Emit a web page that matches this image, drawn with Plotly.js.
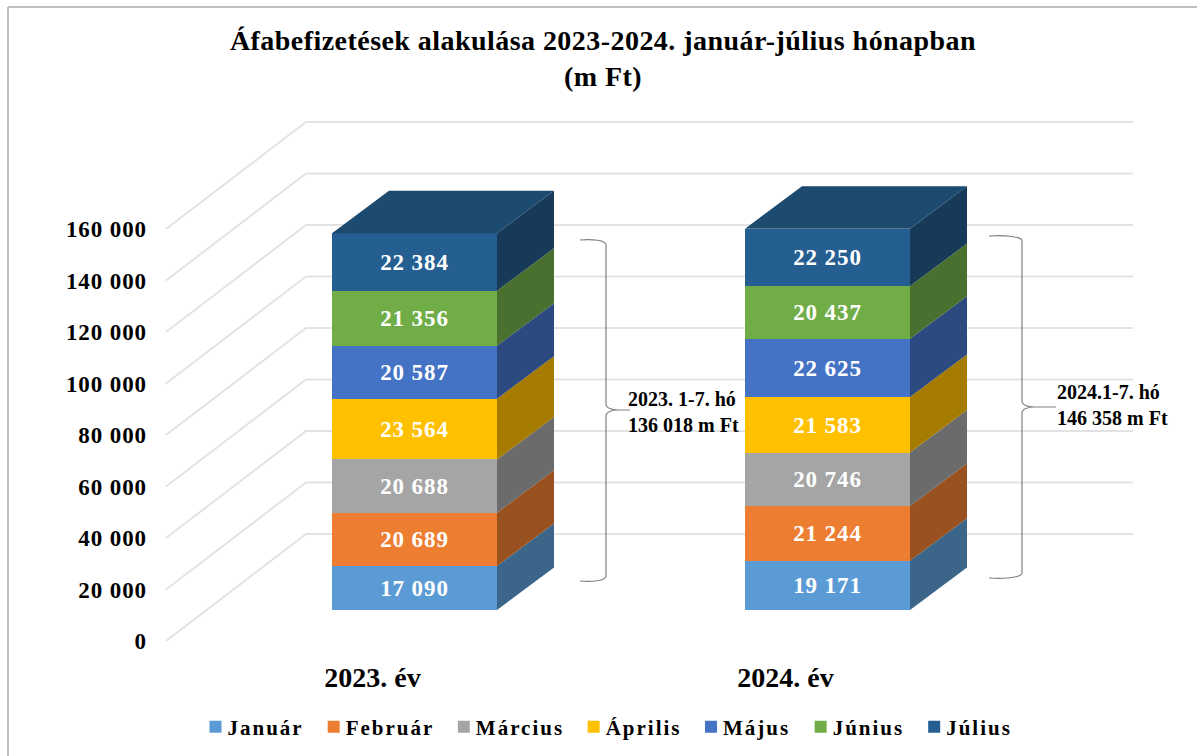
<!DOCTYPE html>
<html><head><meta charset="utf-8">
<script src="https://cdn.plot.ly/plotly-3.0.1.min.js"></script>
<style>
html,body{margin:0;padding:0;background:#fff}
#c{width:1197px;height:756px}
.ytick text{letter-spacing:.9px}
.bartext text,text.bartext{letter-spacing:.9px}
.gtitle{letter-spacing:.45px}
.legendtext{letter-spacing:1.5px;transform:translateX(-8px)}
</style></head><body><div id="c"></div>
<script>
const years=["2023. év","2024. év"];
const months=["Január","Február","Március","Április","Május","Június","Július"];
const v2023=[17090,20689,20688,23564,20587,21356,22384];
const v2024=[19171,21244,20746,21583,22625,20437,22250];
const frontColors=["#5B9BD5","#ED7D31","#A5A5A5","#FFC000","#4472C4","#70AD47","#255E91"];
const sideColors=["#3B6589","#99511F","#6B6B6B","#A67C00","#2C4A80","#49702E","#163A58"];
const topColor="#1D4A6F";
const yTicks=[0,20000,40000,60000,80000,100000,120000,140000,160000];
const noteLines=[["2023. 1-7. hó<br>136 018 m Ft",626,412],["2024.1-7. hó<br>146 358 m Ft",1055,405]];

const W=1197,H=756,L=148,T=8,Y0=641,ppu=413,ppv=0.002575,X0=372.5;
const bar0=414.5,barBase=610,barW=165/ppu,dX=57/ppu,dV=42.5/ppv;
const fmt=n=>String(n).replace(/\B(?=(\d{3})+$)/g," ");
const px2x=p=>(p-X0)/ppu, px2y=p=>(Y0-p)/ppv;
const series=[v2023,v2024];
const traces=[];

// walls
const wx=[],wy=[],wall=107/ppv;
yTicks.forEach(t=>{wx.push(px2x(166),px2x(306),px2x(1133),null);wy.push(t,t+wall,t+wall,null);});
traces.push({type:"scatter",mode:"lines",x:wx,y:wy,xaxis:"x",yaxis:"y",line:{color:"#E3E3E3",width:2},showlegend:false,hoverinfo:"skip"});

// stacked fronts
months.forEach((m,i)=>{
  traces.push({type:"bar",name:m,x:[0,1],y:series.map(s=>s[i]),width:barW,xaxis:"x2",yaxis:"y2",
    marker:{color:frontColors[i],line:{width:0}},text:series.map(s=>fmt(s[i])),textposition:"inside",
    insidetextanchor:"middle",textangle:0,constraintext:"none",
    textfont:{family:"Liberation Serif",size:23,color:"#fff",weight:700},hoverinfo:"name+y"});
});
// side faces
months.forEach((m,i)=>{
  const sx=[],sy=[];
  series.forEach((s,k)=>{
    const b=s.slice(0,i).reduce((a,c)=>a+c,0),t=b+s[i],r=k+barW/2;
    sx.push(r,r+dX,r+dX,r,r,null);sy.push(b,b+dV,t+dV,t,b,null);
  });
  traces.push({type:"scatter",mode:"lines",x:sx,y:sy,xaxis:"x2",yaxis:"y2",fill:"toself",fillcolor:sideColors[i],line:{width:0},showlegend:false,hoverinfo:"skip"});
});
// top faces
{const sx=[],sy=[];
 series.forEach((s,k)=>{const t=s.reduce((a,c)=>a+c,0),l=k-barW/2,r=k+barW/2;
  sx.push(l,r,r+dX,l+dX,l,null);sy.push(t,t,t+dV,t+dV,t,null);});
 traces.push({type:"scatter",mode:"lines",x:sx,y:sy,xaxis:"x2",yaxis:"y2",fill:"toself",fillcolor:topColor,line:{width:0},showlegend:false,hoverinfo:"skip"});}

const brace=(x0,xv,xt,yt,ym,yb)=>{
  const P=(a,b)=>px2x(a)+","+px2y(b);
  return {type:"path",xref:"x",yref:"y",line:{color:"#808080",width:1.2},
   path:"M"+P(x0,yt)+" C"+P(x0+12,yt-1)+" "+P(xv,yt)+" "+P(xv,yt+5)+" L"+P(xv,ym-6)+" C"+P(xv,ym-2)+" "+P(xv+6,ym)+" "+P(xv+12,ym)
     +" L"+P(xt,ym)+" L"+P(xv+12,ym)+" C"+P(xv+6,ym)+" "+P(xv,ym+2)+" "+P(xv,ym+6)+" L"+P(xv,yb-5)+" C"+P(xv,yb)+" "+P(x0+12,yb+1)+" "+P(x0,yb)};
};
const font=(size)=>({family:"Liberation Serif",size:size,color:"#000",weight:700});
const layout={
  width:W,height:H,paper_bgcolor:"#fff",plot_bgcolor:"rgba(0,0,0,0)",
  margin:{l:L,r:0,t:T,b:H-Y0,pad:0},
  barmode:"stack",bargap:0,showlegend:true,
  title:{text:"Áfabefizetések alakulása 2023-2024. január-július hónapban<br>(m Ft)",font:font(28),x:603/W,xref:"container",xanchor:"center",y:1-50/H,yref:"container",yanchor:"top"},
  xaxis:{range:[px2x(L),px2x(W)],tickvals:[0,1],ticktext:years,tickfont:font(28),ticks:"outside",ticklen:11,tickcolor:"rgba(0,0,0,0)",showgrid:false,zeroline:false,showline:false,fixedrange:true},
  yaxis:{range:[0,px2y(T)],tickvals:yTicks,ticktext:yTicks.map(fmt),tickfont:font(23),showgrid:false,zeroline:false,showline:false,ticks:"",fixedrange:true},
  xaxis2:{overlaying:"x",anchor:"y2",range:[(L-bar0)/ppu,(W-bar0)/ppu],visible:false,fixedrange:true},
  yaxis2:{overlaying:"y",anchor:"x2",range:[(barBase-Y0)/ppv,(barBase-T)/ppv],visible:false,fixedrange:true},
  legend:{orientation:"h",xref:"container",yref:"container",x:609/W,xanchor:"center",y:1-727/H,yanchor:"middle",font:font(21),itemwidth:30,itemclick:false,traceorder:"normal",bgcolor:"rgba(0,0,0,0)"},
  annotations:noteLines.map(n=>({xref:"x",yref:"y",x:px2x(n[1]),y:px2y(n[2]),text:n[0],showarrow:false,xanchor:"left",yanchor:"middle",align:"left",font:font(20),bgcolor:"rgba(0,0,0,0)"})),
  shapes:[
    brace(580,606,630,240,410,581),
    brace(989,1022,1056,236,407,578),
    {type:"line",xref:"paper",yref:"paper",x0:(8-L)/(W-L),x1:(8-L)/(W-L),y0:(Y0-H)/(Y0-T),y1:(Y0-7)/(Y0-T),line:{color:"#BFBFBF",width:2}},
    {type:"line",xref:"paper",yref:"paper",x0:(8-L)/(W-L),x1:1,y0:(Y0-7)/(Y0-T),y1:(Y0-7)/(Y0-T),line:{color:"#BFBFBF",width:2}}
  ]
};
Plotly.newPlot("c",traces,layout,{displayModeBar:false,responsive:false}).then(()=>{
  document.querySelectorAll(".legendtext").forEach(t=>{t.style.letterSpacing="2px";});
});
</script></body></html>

###

▶ _TASK DIRECTIONS_
Give the data again exactly as written, with all pictures left out.

▶ _THE REPLY_
Emit a web page that matches this image, drawn with Plotly.js.
<!DOCTYPE html>
<html><head><meta charset="utf-8">
<script src="https://cdn.plot.ly/plotly-3.0.1.min.js"></script>
<style>
html,body{margin:0;padding:0;background:#fff}
#c{width:1197px;height:756px}
.ytick text{letter-spacing:.9px}
.bartext text,text.bartext{letter-spacing:.9px}
.gtitle{letter-spacing:.45px}
.legendtext{letter-spacing:1.5px;transform:translateX(-8px)}
</style></head><body><div id="c"></div>
<script>
const years=["2023. év","2024. év"];
const months=["Január","Február","Március","Április","Május","Június","Július"];
const v2023=[17090,20689,20688,23564,20587,21356,22384];
const v2024=[19171,21244,20746,21583,22625,20437,22250];
const frontColors=["#5B9BD5","#ED7D31","#A5A5A5","#FFC000","#4472C4","#70AD47","#255E91"];
const sideColors=["#3B6589","#99511F","#6B6B6B","#A67C00","#2C4A80","#49702E","#163A58"];
const topColor="#1D4A6F";
const yTicks=[0,20000,40000,60000,80000,100000,120000,140000,160000];
const noteLines=[["2023. 1-7. hó<br>136 018 m Ft",626,412],["2024.1-7. hó<br>146 358 m Ft",1055,405]];

const W=1197,H=756,L=148,T=8,Y0=641,ppu=413,ppv=0.002575,X0=372.5;
const bar0=414.5,barBase=610,barW=165/ppu,dX=57/ppu,dV=42.5/ppv;
const fmt=n=>String(n).replace(/\B(?=(\d{3})+$)/g," ");
const px2x=p=>(p-X0)/ppu, px2y=p=>(Y0-p)/ppv;
const series=[v2023,v2024];
const traces=[];

// walls
const wx=[],wy=[],wall=107/ppv;
yTicks.forEach(t=>{wx.push(px2x(166),px2x(306),px2x(1133),null);wy.push(t,t+wall,t+wall,null);});
traces.push({type:"scatter",mode:"lines",x:wx,y:wy,xaxis:"x",yaxis:"y",line:{color:"#E3E3E3",width:2},showlegend:false,hoverinfo:"skip"});

// stacked fronts
months.forEach((m,i)=>{
  traces.push({type:"bar",name:m,x:[0,1],y:series.map(s=>s[i]),width:barW,xaxis:"x2",yaxis:"y2",
    marker:{color:frontColors[i],line:{width:0}},text:series.map(s=>fmt(s[i])),textposition:"inside",
    insidetextanchor:"middle",textangle:0,constraintext:"none",
    textfont:{family:"Liberation Serif",size:23,color:"#fff",weight:700},hoverinfo:"name+y"});
});
// side faces
months.forEach((m,i)=>{
  const sx=[],sy=[];
  series.forEach((s,k)=>{
    const b=s.slice(0,i).reduce((a,c)=>a+c,0),t=b+s[i],r=k+barW/2;
    sx.push(r,r+dX,r+dX,r,r,null);sy.push(b,b+dV,t+dV,t,b,null);
  });
  traces.push({type:"scatter",mode:"lines",x:sx,y:sy,xaxis:"x2",yaxis:"y2",fill:"toself",fillcolor:sideColors[i],line:{width:0},showlegend:false,hoverinfo:"skip"});
});
// top faces
{const sx=[],sy=[];
 series.forEach((s,k)=>{const t=s.reduce((a,c)=>a+c,0),l=k-barW/2,r=k+barW/2;
  sx.push(l,r,r+dX,l+dX,l,null);sy.push(t,t,t+dV,t+dV,t,null);});
 traces.push({type:"scatter",mode:"lines",x:sx,y:sy,xaxis:"x2",yaxis:"y2",fill:"toself",fillcolor:topColor,line:{width:0},showlegend:false,hoverinfo:"skip"});}

const brace=(x0,xv,xt,yt,ym,yb)=>{
  const P=(a,b)=>px2x(a)+","+px2y(b);
  return {type:"path",xref:"x",yref:"y",line:{color:"#808080",width:1.2},
   path:"M"+P(x0,yt)+" C"+P(x0+12,yt-1)+" "+P(xv,yt)+" "+P(xv,yt+5)+" L"+P(xv,ym-6)+" C"+P(xv,ym-2)+" "+P(xv+6,ym)+" "+P(xv+12,ym)
     +" L"+P(xt,ym)+" L"+P(xv+12,ym)+" C"+P(xv+6,ym)+" "+P(xv,ym+2)+" "+P(xv,ym+6)+" L"+P(xv,yb-5)+" C"+P(xv,yb)+" "+P(x0+12,yb+1)+" "+P(x0,yb)};
};
const font=(size)=>({family:"Liberation Serif",size:size,color:"#000",weight:700});
const layout={
  width:W,height:H,paper_bgcolor:"#fff",plot_bgcolor:"rgba(0,0,0,0)",
  margin:{l:L,r:0,t:T,b:H-Y0,pad:0},
  barmode:"stack",bargap:0,showlegend:true,
  title:{text:"Áfabefizetések alakulása 2023-2024. január-július hónapban<br>(m Ft)",font:font(28),x:603/W,xref:"container",xanchor:"center",y:1-50/H,yref:"container",yanchor:"top"},
  xaxis:{range:[px2x(L),px2x(W)],tickvals:[0,1],ticktext:years,tickfont:font(28),ticks:"outside",ticklen:11,tickcolor:"rgba(0,0,0,0)",showgrid:false,zeroline:false,showline:false,fixedrange:true},
  yaxis:{range:[0,px2y(T)],tickvals:yTicks,ticktext:yTicks.map(fmt),tickfont:font(23),showgrid:false,zeroline:false,showline:false,ticks:"",fixedrange:true},
  xaxis2:{overlaying:"x",anchor:"y2",range:[(L-bar0)/ppu,(W-bar0)/ppu],visible:false,fixedrange:true},
  yaxis2:{overlaying:"y",anchor:"x2",range:[(barBase-Y0)/ppv,(barBase-T)/ppv],visible:false,fixedrange:true},
  legend:{orientation:"h",xref:"container",yref:"container",x:609/W,xanchor:"center",y:1-727/H,yanchor:"middle",font:font(21),itemwidth:30,itemclick:false,traceorder:"normal",bgcolor:"rgba(0,0,0,0)"},
  annotations:noteLines.map(n=>({xref:"x",yref:"y",x:px2x(n[1]),y:px2y(n[2]),text:n[0],showarrow:false,xanchor:"left",yanchor:"middle",align:"left",font:font(20),bgcolor:"rgba(0,0,0,0)"})),
  shapes:[
    brace(580,606,630,240,410,581),
    brace(989,1022,1056,236,407,578),
    {type:"line",xref:"paper",yref:"paper",x0:(8-L)/(W-L),x1:(8-L)/(W-L),y0:(Y0-H)/(Y0-T),y1:(Y0-7)/(Y0-T),line:{color:"#BFBFBF",width:2}},
    {type:"line",xref:"paper",yref:"paper",x0:(8-L)/(W-L),x1:1,y0:(Y0-7)/(Y0-T),y1:(Y0-7)/(Y0-T),line:{color:"#BFBFBF",width:2}}
  ]
};
Plotly.newPlot("c",traces,layout,{displayModeBar:false,responsive:false}).then(()=>{
  document.querySelectorAll(".legendtext").forEach(t=>{t.style.letterSpacing="2px";});
});
</script></body></html>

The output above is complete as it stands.